MYRTLE BEACH — Burroughs & Chapin continues to expand its footprint outside of the Myrtle Beach area with the latest acquisition of a shopping center in the heart of Greenville’s Augusta Road retail corridor.
With ties to the origins of Myrtle Beach, the 127-year-old company has bought commercial properties, mainly retail and restaurants, in Charleston, Columbia, Greenville, Savannah, Raleigh and Woodstock, Ga. in recent years while in the midst of a booming commercial real estate market.
The latest purchase of Augusta Village, a 21,500-square-foot neighborhood shopping center located at 1818 Augusta Street and renovated in 2013, is Burroughs & Chapin’s second acquisition in the Greenville real estate market over the last 18 months. Tenants include Jersey Mike's Subs and the Augusta Grill, a Greenville staple since 1993.
Burroughs & Chapin purchased the shopping center at an undisclosed price from Hotzfam, LLC, a Greenville-based commercial property investment company. The transaction was brokered by Ted Lyerly of NAI Earle Furman.
“We are excited to add another asset in Greenville and look forward to making additional investments in this rapidly growing market,” said Austin Burris, Director of Acquisitions for Burroughs & Chapin in a statement.
Last year the company added a 33,489-square-foot mixed-use building located at 103 N. Main Street in downtown Greenville to its portfolio.
Formerly the owner and operator of entertainment venues such as the Myrtle Beach Pavilion amusement park and Myrtle Waves water park, the Grand Strand company founded in 1895 has shifted its focus in recent years to become a real estate investment trust with a footprint outside of Horry County.

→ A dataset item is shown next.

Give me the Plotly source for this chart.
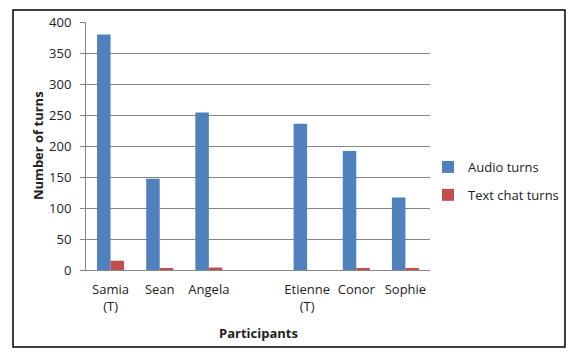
import plotly.graph_objects as go

categories = ["Samia<br>(T)", "Sean", "Angela", " ", "Etienne<br>(T)", "Conor", "Sophie"]
audio_turns = [380, 147, 254, None, 236, 192, 117]
text_turns = [15, 2, 4, None, 0, 2, 2]
y_ticks = [0, 50, 100, 150, 200, 250, 300, 350, 400]

FONT = "'Open Sans', Lato, sans-serif"

fig = go.Figure()
fig.add_trace(go.Bar(x=categories, y=audio_turns, name="Audio turns", legendgroup="a",
                     marker=dict(color="#4F81BD", line=dict(width=0))))
fig.add_trace(go.Bar(x=categories, y=text_turns, name="Text chat turns", legendgroup="b",
                     marker=dict(color="#C0504D", line=dict(width=0))))

# page has an 8px body margin; figure coordinates = page coordinates - 8
OFF = 8
W, H = 580 - 2 * OFF, 358 - 2 * OFF
L, T = 86 - OFF, 22 - OFF
R = W - (430 - OFF)
B = H - (270 - OFF)
pw, ph = W - L - R, H - T - B

def px_x(p):
    return (p - OFF - L) / pw

def px_y(p):
    return (H - B - (p - OFF)) / ph

fig.update_layout(
    template="none",
    width=W, height=H, autosize=False,
    margin=dict(l=L, r=R, t=T, b=B, pad=0, autoexpand=False),
    paper_bgcolor="white", plot_bgcolor="white",
    font=dict(family=FONT, size=13, color="#222222"),
    barmode="group", bargap=0.45, bargroupgap=0,
    showlegend=True,
    legend=dict(x=px_x(428), y=px_y(181), xanchor="left", yanchor="middle",
                font=dict(size=13, color="#222222"), traceorder="grouped",
                tracegroupgap=8, itemwidth=30, bgcolor="rgba(0,0,0,0)", borderwidth=0),
    xaxis=dict(type="category", categoryorder="array", categoryarray=categories,
               automargin=False,
               showgrid=False, showline=True, linecolor="#868686", linewidth=1,
               ticks="", tickfont=dict(size=13), zeroline=False,
               ticklabelstandoff=7),
    yaxis=dict(range=[0, 400], tickvals=y_ticks, automargin=False,
               showgrid=True, gridcolor="#868686",
               gridwidth=1, showline=True, linecolor="#868686", linewidth=1,
               ticks="outside", ticklen=5, tickcolor="#868686",
               tickfont=dict(size=13), zeroline=False, ticklabelstandoff=6),
    shapes=[dict(type="rect", xref="paper", yref="paper",
                 x0=px_x(13), x1=px_x(565), y0=px_y(347), y1=px_y(10),
                 line=dict(color="black", width=1.5), fillcolor="rgba(0,0,0,0)")],
    annotations=[
        dict(text="<b>Participants</b>", xref="paper", yref="paper",
             x=px_x(258), y=px_y(333), xanchor="center", yanchor="middle",
             showarrow=False, font=dict(size=13)),
        dict(text="<b>Number of turns</b>", xref="paper", yref="paper",
             x=px_x(38), y=px_y(146), xanchor="center", yanchor="middle",
             showarrow=False, textangle=-90, font=dict(size=13)),
    ],
)

fig.write_html("out.html")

Burroughs & Chapin leaders have said for years that one major storm hitting Myrtle Beach, where most of their business holdings were located, could prove to be catastrophic to the company.
Back in April, the company expanded into the Atlanta market for the first time, purchasing five buildings and a parcel of land in downtown Woodstock, a city of more than 35,000 residents.
Last October, Burroughs & Chain paid $5.1 million for three properties on King Street in downtown Charleston, adding to its existing footprint downtown, as well as the Northcutt Plaza at Coleman and Houston Northcutt boulevards nearby in Mount Pleasant.
But the company has said that it will remain anchored along the Grand Strand where it was founded and in a part of the state that it helped shape.
“We are very heavily weighted in Horry County right now,” Burris previously told the Post and Courier. “We’re kind of pushing into North Carolina, South Carolina, Georgia and then we are looking at some deals in areas like Tennessee and Florida as well.”
Founder Franklin G. Burroughs moved to the area in 1857 from North Carolina, finding work in a mercantile business and turpentine still. Later returning from the Civil War, he expanded that business, with family members eventually completing the first railroad from Conway to what used to be known as New Town.
That soon became Myrtle Beach after his widow Miss Addie suggested the name in a naming contest due to the abundance of native wax myrtle shrubs in the area.
The Burroughs family also built and opened the first oceanfront hotel in Myrtle Beach, the Seaside Inn, around 1901. The company had a hand in developing Myrtle Beach, including starting businesses such as the Myrtle Beach Pavilion and Myrtle Square Mall and donating land for the Myrtle Beach State Park and the area’s first hospital.
Burroughs and Chapin currently owns Broadway at the Beach and Barefoot Landing as well as a number of shopping centers and office space along the Grand Strand.
Included in its portfolio is the more than 10 acres that formerly housed the Myrtle Beach Pavilion, but the company has not said if or when it plans to redevelop the space.
“People come to Myrtle Beach for an experience,” Burris previously said. “Broadway at the Beach is probably the best example we have of that. Barefoot Landing is definitely there. We’re looking to keep improving the tenant mix on the properties that we own and adding green spaces and areas where people like to congregate and enjoy the outdoors. The Southeast as a whole is growing so rapidly, we just want to be able to capitalize on that.”